Aureus d'allectus. (Photo Portable Antiquities Scheme.)

                                         Ce n'est que 3 ans plus tard, en 296, que Constance débarque en Bretagne, avec une armée composée de deux escadres - la première sous son commandement direct, la seconde aux ordres de son préfet du prétoire Asclépiodote. Allectus, quant à lui, les attend de pied ferme sur l'île de Wight.


En attendant l'ennemi... (Illustration www.culture24.org.uk )

                                        Vous vous souvenez sans doute que, quelques lignes plus haut, j'ai glissé une citation extraite d'un album d'Astérix - celle de Jolitorax expliquant que le brouillard ne flottait en Bretagne que lorsqu'il ne pleuvait pas. Figurez-vous que ce n'était pas simplement pour vous amuser : lorsque Constance traverse la Manche, il ne pleut pas. Ergo, on n'y voit pas à deux mètres, puisqu'il y a du brouillard ! Et Constance, complètement aveuglé, de se perdre avec son escadre - au point de devoir rebrousser chemin ! Le malheur des uns faisant le bonheur des autres, Asclépiodote est parvenu à accoster sans se faire repérer par l'ennemi, à la faveur de ce climat fort inhopitalier. Allectus, aussi surpris que nous, ne réagit pas assez promptement, et laisse à Asclépiodote le temps de regrouper ses forces à Southampton. Les recherches archéologiques suggèrent que les deux armées se rencontrent à Calleva Atrebatum (Silchester) ou près de l'actuelle Farham. Allectus et ses troupes ne font pas le poids, et ils sont massacrés par le second de Constance ; Allectus lui-même trouve la mort dans la bataille. Quant à Constance - merci de vous en soucier ! - il arrive après la bagarre, ce qui ne l'empêche pas de revendiquer la victoire.

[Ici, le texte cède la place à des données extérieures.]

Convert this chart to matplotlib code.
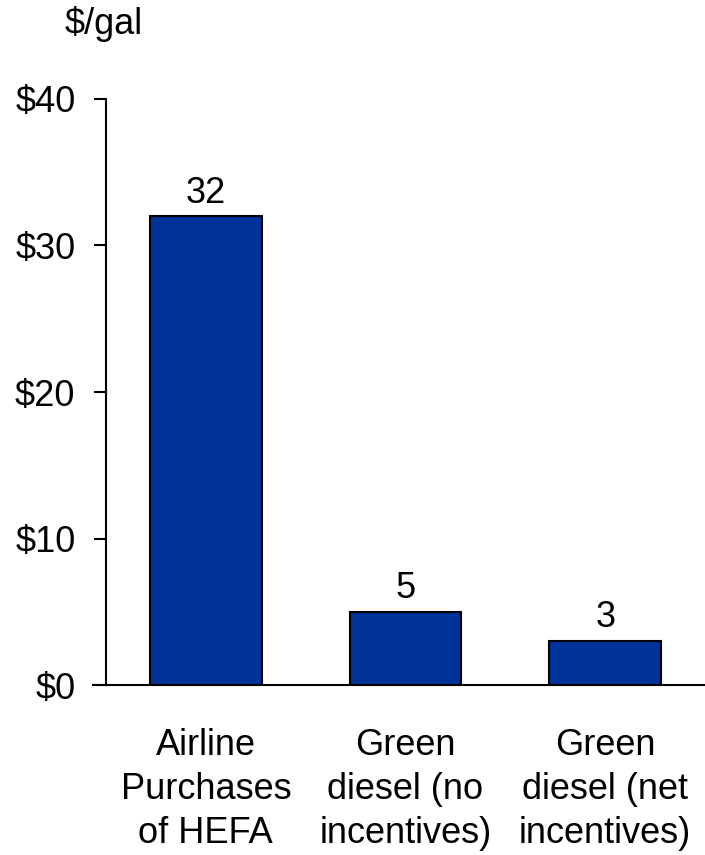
import matplotlib.pyplot as plt

plt.rcParams['font.family'] = ['Liberation Sans', 'DejaVu Sans']

categories = ['Airline\nPurchases\nof HEFA', 'Green\ndiesel (no\nincentives)', 'Green\ndiesel (net\nincentives)']
values = [32, 5, 3]
yticks = [0, 10, 20, 30, 40]
ytick_labels = ['$0', '$10', '$20', '$30', '$40']

fig = plt.figure(figsize=(7.05, 8.55), dpi=100)
ax = fig.add_axes([106 / 705, 170 / 855, 599 / 705, 586 / 855])

x = range(len(values))
bars = ax.bar(x, values, width=0.56, color='#003399', edgecolor='black', linewidth=1.5, zorder=2)

for xi, v in zip(x, values):
    ax.annotate(str(v), (xi, v), xytext=(0, 4), textcoords='offset points',
                ha='center', va='bottom', fontsize=26)

ax.set_xlim(-0.5, 2.5)
ax.set_ylim(0, 40)
ax.set_yticks(yticks)
ax.set_yticklabels(ytick_labels, fontsize=26)
ax.set_xticks(list(x))
ax.set_xticklabels(categories, fontsize=26, linespacing=1.33)
ax.tick_params(axis='x', length=0, pad=31)
ax.tick_params(axis='y', length=9, width=1.5, direction='out', pad=13)

for side in ['top', 'right']:
    ax.spines[side].set_visible(False)
ax.spines['left'].set_linewidth(1.5)
ax.spines['bottom'].set_linewidth(1.5)
ax.spines['bottom'].set_bounds(-0.565, 2.5)
ax.spines['bottom'].set_clip_on(False)

fig.text(65 / 705, 1 - 24 / 855, '$/gal', fontsize=26, ha='left', va='center')

fig.savefig('out.png', dpi=100)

Pièce à l'effigie de Carausius. (Photo Wessex Archaeology.)


                                        Et c'est ainsi que s'achève l'histoire de Carausius  et de son éphémère Empire, épisode méconnu du grand public, mais que je tenais à relater ici. Après tout, pourquoi se cantonner aux sujets déjà maintes fois traités, et ne pas sortir de temps en temps des sentiers battus ?!